◆ WHAT THE TASK REQUIRES ◆
Without the pictures, repeat the listing character for character.

◆ DATASET CONTENT ◆
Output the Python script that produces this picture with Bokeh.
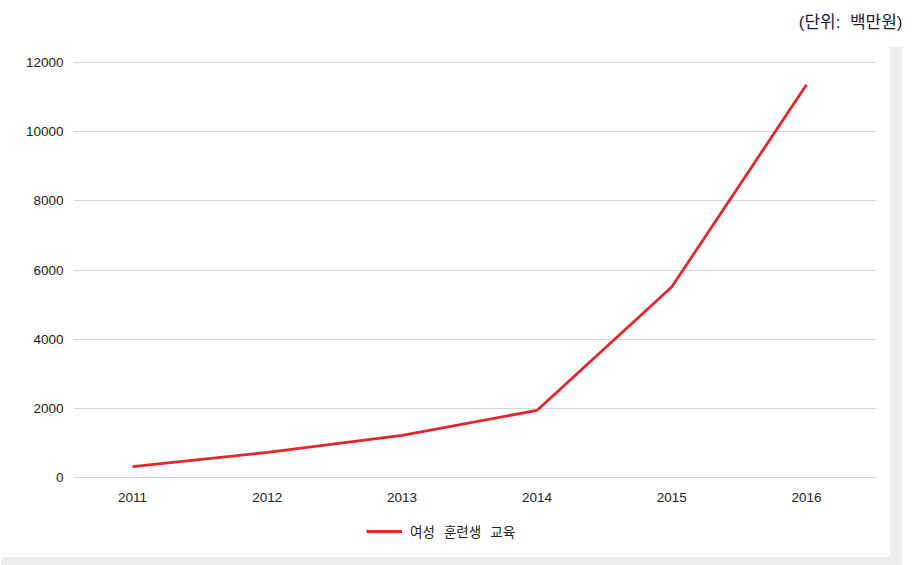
from bokeh.plotting import figure
from bokeh.models import (ColumnDataSource, Legend, LegendItem, Title, FixedTicker, Range1d)
from bokeh.embed import file_html
from bokeh.resources import INLINE

# ---- data ----
years = ["2011", "2012", "2013", "2014", "2015", "2016"]
values = [330, 740, 1230, 1950, 5510, 11350]
y_ticks = [0, 2000, 4000, 6000, 8000, 10000, 12000]
series_name = "여성\u00a0\u00a0\u00a0훈련생\u00a0\u00a0\u00a0교육"
unit_text = "(단위:\u00a0\u00a0백만원)"

idx = list(range(len(years)))
src = ColumnDataSource(dict(x=idx, y=values))

TICK_FONT = "'Liberation Sans', Arial, sans-serif"
KR_FONT = "'Noto Sans CJK KR', sans-serif"
TITLE_FONT = "'Liberation Sans', 'Noto Sans CJK KR', sans-serif"
GRAY = "#efefef"

p = figure(width=912, height=565, output_backend="svg", toolbar_location=None,
           x_range=Range1d(-0.438, 5.512), y_range=Range1d(-1833, 12626),
           min_border_left=73, min_border_right=37, min_border_top=40,
           min_border_bottom=24)
p.background_fill_color = "white"
p.border_fill_color = None
p.outline_line_color = None
p.styles = {
    "background-color": "white",
    "background-image": f"linear-gradient({GRAY},{GRAY}), linear-gradient({GRAY},{GRAY})",
    "background-size": "12px 518px, 901px 8px",
    "background-position": "890px 47px, 1px 557px",
    "background-repeat": "no-repeat",
}

r = p.line("x", "y", source=src, line_color="#e2262b", line_width=2.8)

# axes
p.xaxis.ticker = FixedTicker(ticks=idx)
p.xaxis.major_label_overrides = {i: y for i, y in zip(idx, years)}
p.xaxis.fixed_location = 0
p.yaxis.ticker = FixedTicker(ticks=y_ticks)
for ax in (p.xaxis, p.yaxis):
    ax.axis_line_color = None
    ax.major_tick_line_color = None
    ax.minor_tick_line_color = None
    ax.major_tick_in = 0
    ax.major_tick_out = 0
    ax.major_label_text_font = TICK_FONT
    ax.major_label_text_font_size = "13.5px"
    ax.major_label_text_color = "#222222"
p.xaxis.major_label_standoff = 15
p.yaxis.major_label_standoff = 10

p.xgrid.grid_line_color = None
p.ygrid.grid_line_color = "#d6d6d6"
p.ygrid.grid_line_width = 1

# legend (inside the lower part of the frame)
legend = Legend(items=[LegendItem(label=series_name, renderers=[r])],
                location=(293, 0), orientation="horizontal",
                padding=0, margin=0, border_line_color=None,
                background_fill_alpha=0, glyph_width=36, glyph_height=14,
                label_height=14, label_standoff=8,
                label_text_font=KR_FONT, label_text_font_size="13.5px",
                label_text_color="#222222")
p.add_layout(legend, "center")

# unit text, top right
p.add_layout(Title(text=unit_text, align="right", offset=-27, standoff=17,
                   text_font=TITLE_FONT, text_font_size="17px",
                   text_font_style="normal", text_color="#1c1c38"), "above")

open("out.html", "w").write(file_html(p, INLINE))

◆ THE COMPLETED TASK ◆
Output the Python script that produces this picture with Bokeh.
from bokeh.plotting import figure
from bokeh.models import (ColumnDataSource, Legend, LegendItem, Title, FixedTicker, Range1d)
from bokeh.embed import file_html
from bokeh.resources import INLINE

# ---- data ----
years = ["2011", "2012", "2013", "2014", "2015", "2016"]
values = [330, 740, 1230, 1950, 5510, 11350]
y_ticks = [0, 2000, 4000, 6000, 8000, 10000, 12000]
series_name = "여성\u00a0\u00a0\u00a0훈련생\u00a0\u00a0\u00a0교육"
unit_text = "(단위:\u00a0\u00a0백만원)"

idx = list(range(len(years)))
src = ColumnDataSource(dict(x=idx, y=values))

TICK_FONT = "'Liberation Sans', Arial, sans-serif"
KR_FONT = "'Noto Sans CJK KR', sans-serif"
TITLE_FONT = "'Liberation Sans', 'Noto Sans CJK KR', sans-serif"
GRAY = "#efefef"

p = figure(width=912, height=565, output_backend="svg", toolbar_location=None,
           x_range=Range1d(-0.438, 5.512), y_range=Range1d(-1833, 12626),
           min_border_left=73, min_border_right=37, min_border_top=40,
           min_border_bottom=24)
p.background_fill_color = "white"
p.border_fill_color = None
p.outline_line_color = None
p.styles = {
    "background-color": "white",
    "background-image": f"linear-gradient({GRAY},{GRAY}), linear-gradient({GRAY},{GRAY})",
    "background-size": "12px 518px, 901px 8px",
    "background-position": "890px 47px, 1px 557px",
    "background-repeat": "no-repeat",
}

r = p.line("x", "y", source=src, line_color="#e2262b", line_width=2.8)

# axes
p.xaxis.ticker = FixedTicker(ticks=idx)
p.xaxis.major_label_overrides = {i: y for i, y in zip(idx, years)}
p.xaxis.fixed_location = 0
p.yaxis.ticker = FixedTicker(ticks=y_ticks)
for ax in (p.xaxis, p.yaxis):
    ax.axis_line_color = None
    ax.major_tick_line_color = None
    ax.minor_tick_line_color = None
    ax.major_tick_in = 0
    ax.major_tick_out = 0
    ax.major_label_text_font = TICK_FONT
    ax.major_label_text_font_size = "13.5px"
    ax.major_label_text_color = "#222222"
p.xaxis.major_label_standoff = 15
p.yaxis.major_label_standoff = 10

p.xgrid.grid_line_color = None
p.ygrid.grid_line_color = "#d6d6d6"
p.ygrid.grid_line_width = 1

# legend (inside the lower part of the frame)
legend = Legend(items=[LegendItem(label=series_name, renderers=[r])],
                location=(293, 0), orientation="horizontal",
                padding=0, margin=0, border_line_color=None,
                background_fill_alpha=0, glyph_width=36, glyph_height=14,
                label_height=14, label_standoff=8,
                label_text_font=KR_FONT, label_text_font_size="13.5px",
                label_text_color="#222222")
p.add_layout(legend, "center")

# unit text, top right
p.add_layout(Title(text=unit_text, align="right", offset=-27, standoff=17,
                   text_font=TITLE_FONT, text_font_size="17px",
                   text_font_style="normal", text_color="#1c1c38"), "above")

open("out.html", "w").write(file_html(p, INLINE))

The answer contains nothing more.